EWN's Africa Correspondent, Jean-Jacques Cornish, reports on the day's top African news

Visiting Nigerian president Goodluck Jonathan speaks in Parliament in Cape Town on Tuesday, 7 May 2013. Jonathan is paying his first state visit to South Africa and will attend the 23rd World Economic Forum on Africa in Cape Town this week. Picture: GCIS.


The Nigerian army have discovered an arms cache belonging to Lebanese terror group, Hezbollah.

The cache, found in the northern city of Kano, included armament such as rifles, anti-tank weapons and a rocket-propelled grenade.

The northern areas of Nigeria are known strongholds of Nigerian militants, Boko Haram, resulting in the conclusion that these weapons were intended for use by Boko Haram.

The armoury found was allegedly planned for an attack on Israeli and Western interests, reports BBC News Africa.

Whilst the owner of the warehouse where the weapons were found was out of the country, Nigerian forces have made five arrests.

The five men arrested are part of the large Lebanese business community based in Kano city.

With the Nigerian army's continued onslaught on jihadi in the north of the country, this find is recognised as a great success.



Just a week after Malawian President Joyce Banda was applauded for raising funds for her country by selling off the presidential plane and a fleet of luxury vehicles, her government has come under fire for striking a controversial labour deal with South Korea.

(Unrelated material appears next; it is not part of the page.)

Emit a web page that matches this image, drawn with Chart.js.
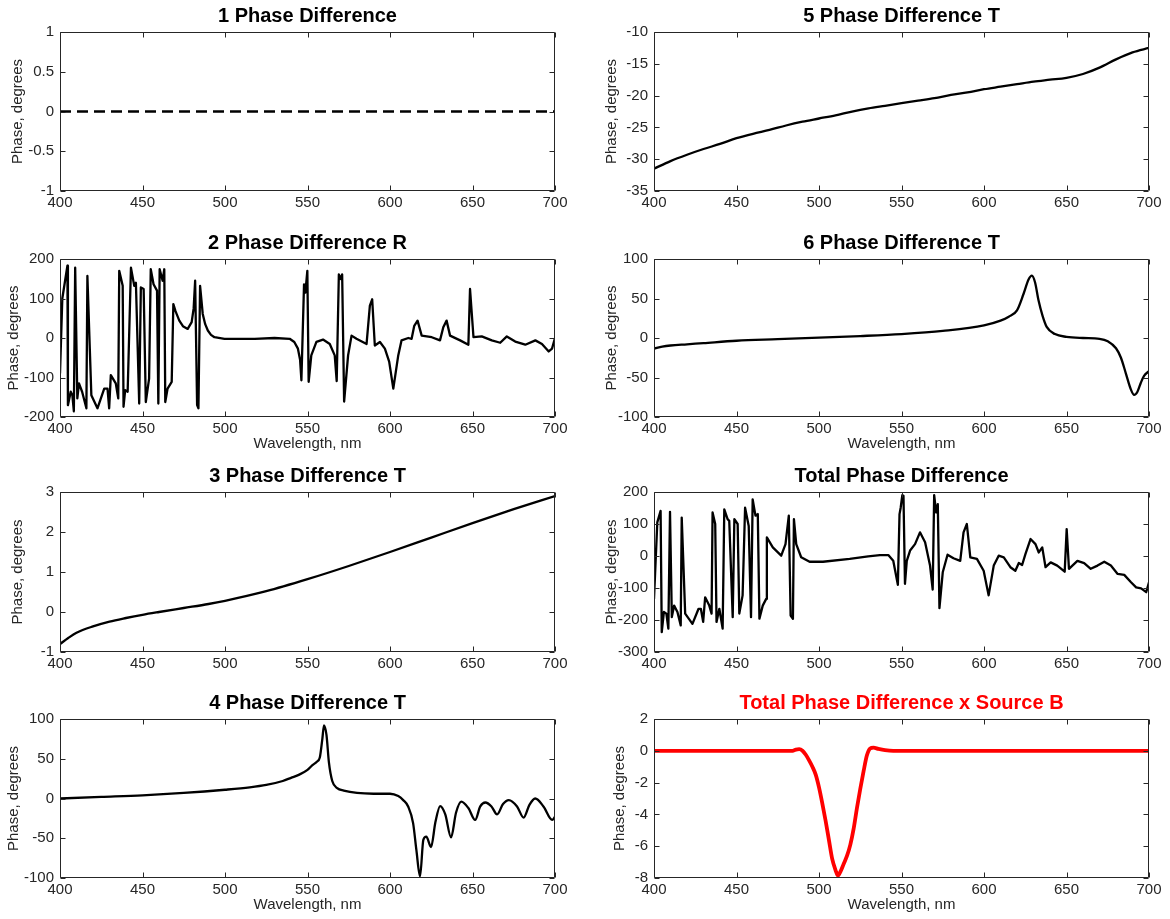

It what has been labelled "slave labour" by Malawian opposition and pressure groups, Banda, on her recent visit to the Asian county, made an agreement with South Korea that would see the "exportation" of Malawians to Korean farms and factories.

Labour Minister, Eunice Makangala, has spoken out against the wave of criticism that has hit Malawi, saying that government wants to help the country's unemployed.

Although an official unemployment rate is not known, an estimated 80% of secondary school graduates in Malawi are unemployed and unable to self-employ.

Government has defended their decision as having acted in good faith and thousands of Malawian youth are set to leave for South Korea in the near future.



In collaboration between governments, British police have arrested five Rwandan genocide suspects.

Accounts of arrests continue to emerge following the Rwandan genocide of 1994, which the world turned its back to.

In this incident, Emmanuel Nteziryayo, Charles Munyaneza, Celestin Ugirashebuja, Vincent Bajinya and Celestin Mutabaruka were arrested by British police following the emergence of new evidence.

Four of the five men were in fact detained from 2006 to 2009, but the extradition process was stopped by the British High Court for fear that they would not receive a fair trial in Rwanda.

Rwandan authorities have expressed satisfaction and have said they hope these men will face the charges brought against them in what is hoped to be a step closer to pursuing justice for the estimated 800, 000 Rwandans murdered in the genocide.